▶ [Problem details]: Reproduce, exactly and in full, the lines from the one with "Clone this chart in Plotly." through the one with "single_2cm_err = [0.15, 0.03, 0.05, 0.25, 0.245]" in the data below; drop pictures.

▶ [Dataset excerpts]:

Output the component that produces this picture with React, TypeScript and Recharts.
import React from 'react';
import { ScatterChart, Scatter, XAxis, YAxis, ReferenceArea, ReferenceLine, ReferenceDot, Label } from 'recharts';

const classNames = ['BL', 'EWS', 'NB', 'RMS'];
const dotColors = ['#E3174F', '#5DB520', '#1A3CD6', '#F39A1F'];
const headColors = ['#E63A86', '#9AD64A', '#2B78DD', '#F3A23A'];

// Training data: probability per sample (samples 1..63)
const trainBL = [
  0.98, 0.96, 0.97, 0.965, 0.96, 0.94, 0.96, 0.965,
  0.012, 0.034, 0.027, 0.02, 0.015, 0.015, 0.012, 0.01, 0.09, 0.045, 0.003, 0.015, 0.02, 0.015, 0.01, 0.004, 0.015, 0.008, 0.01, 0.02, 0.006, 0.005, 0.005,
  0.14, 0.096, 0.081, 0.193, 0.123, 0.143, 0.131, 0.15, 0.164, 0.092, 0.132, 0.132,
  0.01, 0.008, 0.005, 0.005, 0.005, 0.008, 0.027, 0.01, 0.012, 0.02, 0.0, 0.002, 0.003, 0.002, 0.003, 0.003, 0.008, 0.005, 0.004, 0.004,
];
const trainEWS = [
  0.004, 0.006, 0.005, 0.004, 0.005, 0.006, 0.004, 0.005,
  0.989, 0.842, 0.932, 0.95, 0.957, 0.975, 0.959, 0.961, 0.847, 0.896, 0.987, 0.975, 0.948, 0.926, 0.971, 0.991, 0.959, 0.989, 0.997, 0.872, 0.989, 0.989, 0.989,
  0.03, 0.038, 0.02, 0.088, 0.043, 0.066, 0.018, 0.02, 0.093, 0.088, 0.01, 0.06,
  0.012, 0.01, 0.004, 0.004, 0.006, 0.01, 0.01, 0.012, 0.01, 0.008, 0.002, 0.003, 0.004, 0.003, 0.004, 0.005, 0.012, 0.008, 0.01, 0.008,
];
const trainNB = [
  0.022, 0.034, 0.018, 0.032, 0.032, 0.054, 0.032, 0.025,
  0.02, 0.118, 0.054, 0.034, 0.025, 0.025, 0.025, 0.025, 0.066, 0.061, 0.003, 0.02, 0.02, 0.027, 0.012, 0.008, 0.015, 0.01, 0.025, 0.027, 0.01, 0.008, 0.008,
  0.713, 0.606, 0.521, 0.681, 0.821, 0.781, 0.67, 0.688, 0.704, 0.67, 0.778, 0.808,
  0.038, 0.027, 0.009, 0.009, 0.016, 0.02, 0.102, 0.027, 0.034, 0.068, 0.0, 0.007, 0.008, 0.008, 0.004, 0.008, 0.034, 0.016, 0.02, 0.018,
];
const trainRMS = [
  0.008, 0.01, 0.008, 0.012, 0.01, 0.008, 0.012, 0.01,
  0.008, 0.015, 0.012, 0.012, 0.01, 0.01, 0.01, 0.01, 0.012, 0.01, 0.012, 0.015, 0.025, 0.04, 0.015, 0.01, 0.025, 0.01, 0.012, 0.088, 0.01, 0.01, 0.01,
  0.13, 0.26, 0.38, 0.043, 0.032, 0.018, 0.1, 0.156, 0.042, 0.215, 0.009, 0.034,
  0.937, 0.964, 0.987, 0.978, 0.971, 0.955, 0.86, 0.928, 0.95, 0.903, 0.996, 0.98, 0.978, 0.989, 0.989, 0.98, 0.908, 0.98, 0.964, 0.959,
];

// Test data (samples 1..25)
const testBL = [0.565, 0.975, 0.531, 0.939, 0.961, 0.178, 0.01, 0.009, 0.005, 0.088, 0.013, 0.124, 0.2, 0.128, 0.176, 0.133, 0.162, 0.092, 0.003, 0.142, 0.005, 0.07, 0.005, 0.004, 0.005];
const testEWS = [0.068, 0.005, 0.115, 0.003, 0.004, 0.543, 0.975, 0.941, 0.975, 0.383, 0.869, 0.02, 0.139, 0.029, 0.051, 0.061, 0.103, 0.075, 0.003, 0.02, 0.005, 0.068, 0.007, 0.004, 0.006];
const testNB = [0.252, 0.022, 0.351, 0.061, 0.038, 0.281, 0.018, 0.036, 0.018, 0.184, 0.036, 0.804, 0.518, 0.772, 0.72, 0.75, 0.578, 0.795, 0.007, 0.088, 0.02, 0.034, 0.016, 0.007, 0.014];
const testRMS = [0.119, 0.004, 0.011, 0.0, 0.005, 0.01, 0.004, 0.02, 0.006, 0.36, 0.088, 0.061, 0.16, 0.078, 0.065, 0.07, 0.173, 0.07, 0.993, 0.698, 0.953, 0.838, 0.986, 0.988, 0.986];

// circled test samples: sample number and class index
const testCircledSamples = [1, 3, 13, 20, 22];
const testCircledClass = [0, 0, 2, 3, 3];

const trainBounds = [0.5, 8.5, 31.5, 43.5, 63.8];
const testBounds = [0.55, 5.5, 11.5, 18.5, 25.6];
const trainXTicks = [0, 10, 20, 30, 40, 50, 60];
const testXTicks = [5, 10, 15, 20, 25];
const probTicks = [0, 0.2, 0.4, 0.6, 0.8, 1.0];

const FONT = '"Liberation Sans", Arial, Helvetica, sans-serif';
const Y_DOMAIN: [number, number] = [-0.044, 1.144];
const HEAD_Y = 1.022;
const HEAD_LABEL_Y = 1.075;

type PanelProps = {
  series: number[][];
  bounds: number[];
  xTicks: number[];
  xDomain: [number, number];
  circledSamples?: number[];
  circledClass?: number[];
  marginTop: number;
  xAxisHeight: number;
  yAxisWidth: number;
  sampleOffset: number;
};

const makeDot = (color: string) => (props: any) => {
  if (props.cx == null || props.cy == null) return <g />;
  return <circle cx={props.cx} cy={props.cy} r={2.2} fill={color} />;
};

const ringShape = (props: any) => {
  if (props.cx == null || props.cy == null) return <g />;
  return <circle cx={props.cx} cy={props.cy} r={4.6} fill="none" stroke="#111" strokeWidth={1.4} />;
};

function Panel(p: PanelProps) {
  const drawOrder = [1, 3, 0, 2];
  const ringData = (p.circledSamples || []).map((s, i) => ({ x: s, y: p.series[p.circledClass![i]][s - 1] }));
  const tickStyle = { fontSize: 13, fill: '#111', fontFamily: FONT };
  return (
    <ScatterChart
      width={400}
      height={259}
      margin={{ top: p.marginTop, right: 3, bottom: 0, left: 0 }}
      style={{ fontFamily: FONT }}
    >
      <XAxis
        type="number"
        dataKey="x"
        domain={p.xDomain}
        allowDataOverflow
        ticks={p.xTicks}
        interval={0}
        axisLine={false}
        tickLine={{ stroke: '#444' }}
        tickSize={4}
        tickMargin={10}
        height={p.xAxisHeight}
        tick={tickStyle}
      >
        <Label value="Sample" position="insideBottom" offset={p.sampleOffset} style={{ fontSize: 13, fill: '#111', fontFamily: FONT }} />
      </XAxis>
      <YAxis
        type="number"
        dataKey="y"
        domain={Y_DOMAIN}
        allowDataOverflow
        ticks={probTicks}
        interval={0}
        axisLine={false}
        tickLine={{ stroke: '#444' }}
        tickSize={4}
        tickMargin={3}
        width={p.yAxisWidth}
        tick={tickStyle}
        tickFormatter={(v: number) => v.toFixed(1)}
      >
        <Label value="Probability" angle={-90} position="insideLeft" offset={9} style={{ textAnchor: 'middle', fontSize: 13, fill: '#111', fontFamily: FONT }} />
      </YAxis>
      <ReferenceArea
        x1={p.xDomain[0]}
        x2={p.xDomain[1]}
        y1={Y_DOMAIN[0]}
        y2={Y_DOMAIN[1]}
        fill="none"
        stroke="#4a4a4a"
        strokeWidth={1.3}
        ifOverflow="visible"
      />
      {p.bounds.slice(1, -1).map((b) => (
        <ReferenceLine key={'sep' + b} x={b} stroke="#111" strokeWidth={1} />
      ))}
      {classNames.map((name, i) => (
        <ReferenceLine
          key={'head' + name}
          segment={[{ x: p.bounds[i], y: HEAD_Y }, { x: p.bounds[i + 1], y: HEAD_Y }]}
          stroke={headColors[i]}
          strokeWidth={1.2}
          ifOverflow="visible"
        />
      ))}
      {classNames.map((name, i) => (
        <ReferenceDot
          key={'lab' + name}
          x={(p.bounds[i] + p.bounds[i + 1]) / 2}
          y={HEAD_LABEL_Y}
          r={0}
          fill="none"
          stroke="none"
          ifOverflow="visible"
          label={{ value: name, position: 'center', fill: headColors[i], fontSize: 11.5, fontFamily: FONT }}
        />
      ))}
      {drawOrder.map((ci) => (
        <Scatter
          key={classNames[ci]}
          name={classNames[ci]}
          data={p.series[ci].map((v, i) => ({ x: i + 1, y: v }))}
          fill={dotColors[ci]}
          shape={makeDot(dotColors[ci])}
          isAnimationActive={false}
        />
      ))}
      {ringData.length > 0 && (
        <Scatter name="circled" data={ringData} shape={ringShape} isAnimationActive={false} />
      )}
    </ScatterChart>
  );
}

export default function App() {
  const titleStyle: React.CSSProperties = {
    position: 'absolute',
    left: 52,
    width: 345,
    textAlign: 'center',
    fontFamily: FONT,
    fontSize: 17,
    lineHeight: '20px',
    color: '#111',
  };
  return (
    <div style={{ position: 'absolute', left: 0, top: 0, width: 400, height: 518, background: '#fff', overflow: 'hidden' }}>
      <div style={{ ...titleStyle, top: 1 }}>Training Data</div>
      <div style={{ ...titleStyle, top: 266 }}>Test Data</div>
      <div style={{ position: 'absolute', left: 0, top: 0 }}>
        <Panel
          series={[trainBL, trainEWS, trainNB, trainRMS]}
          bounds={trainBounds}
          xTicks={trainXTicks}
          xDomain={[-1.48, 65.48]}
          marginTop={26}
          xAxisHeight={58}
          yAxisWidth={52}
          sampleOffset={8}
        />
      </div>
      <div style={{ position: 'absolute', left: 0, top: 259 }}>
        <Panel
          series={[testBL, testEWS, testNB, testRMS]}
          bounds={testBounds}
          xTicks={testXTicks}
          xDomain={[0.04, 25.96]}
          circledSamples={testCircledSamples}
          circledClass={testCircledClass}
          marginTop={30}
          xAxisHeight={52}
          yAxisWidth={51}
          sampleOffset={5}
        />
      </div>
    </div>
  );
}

---

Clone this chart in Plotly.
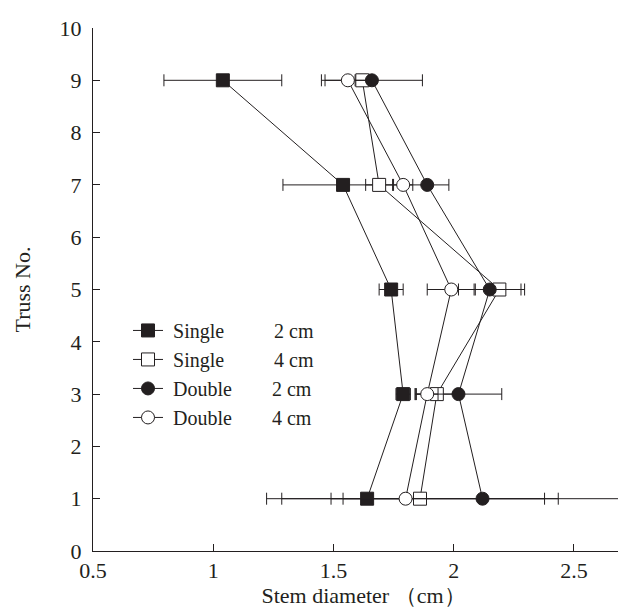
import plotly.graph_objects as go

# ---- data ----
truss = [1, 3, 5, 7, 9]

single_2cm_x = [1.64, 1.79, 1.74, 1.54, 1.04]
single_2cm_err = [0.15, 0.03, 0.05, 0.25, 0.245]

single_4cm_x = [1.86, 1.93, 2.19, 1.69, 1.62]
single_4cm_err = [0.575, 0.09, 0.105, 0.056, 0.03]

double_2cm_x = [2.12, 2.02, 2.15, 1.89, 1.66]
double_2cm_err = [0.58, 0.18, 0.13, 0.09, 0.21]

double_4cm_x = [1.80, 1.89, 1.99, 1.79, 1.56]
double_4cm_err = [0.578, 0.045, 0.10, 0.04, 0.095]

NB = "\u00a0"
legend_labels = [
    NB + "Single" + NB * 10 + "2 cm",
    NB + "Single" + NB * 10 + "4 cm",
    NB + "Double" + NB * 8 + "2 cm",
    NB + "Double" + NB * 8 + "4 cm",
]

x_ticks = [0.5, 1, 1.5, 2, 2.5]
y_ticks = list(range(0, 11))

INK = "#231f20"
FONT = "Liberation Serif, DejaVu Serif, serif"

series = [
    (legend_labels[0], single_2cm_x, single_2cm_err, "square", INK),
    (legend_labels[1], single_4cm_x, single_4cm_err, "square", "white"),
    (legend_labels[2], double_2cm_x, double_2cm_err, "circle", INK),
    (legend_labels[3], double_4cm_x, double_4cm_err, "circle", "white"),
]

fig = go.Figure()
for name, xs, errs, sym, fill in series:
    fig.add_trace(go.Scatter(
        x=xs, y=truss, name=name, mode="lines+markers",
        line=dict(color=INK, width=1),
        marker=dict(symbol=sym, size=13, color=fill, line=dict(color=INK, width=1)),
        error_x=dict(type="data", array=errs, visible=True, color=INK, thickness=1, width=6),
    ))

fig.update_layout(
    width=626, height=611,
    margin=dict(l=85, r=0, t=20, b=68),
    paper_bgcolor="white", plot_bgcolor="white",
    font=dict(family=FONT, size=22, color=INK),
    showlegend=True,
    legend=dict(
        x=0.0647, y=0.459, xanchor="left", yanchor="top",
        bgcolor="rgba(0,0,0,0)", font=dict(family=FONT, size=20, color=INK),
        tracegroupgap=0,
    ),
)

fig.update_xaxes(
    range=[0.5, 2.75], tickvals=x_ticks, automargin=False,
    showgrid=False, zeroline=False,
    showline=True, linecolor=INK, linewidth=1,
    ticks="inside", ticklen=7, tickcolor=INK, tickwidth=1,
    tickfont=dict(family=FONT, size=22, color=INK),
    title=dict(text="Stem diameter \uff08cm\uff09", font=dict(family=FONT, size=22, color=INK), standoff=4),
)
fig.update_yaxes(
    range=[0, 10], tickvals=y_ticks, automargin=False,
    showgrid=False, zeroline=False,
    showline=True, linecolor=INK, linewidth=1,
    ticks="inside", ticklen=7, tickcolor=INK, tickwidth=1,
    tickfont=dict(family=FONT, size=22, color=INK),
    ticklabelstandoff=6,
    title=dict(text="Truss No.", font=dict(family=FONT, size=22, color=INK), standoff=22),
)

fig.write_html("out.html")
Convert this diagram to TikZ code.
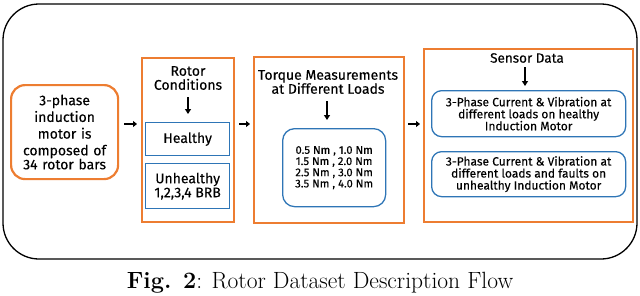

--

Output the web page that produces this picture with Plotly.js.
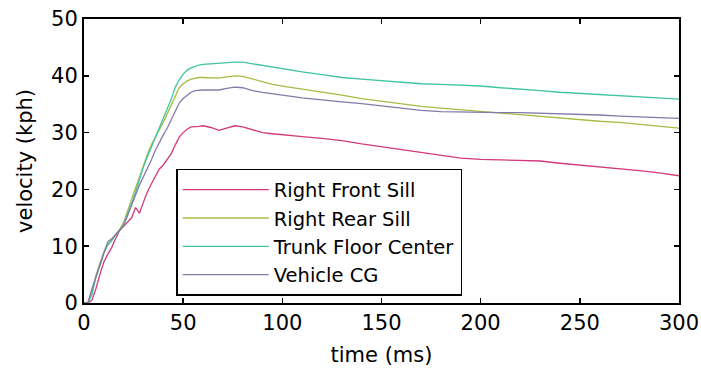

▶ [Answer]:
Clone this chart in Plotly.
import plotly.graph_objects as go

# ---- data ----
truss = [1, 3, 5, 7, 9]

single_2cm_x = [1.64, 1.79, 1.74, 1.54, 1.04]
single_2cm_err = [0.15, 0.03, 0.05, 0.25, 0.245]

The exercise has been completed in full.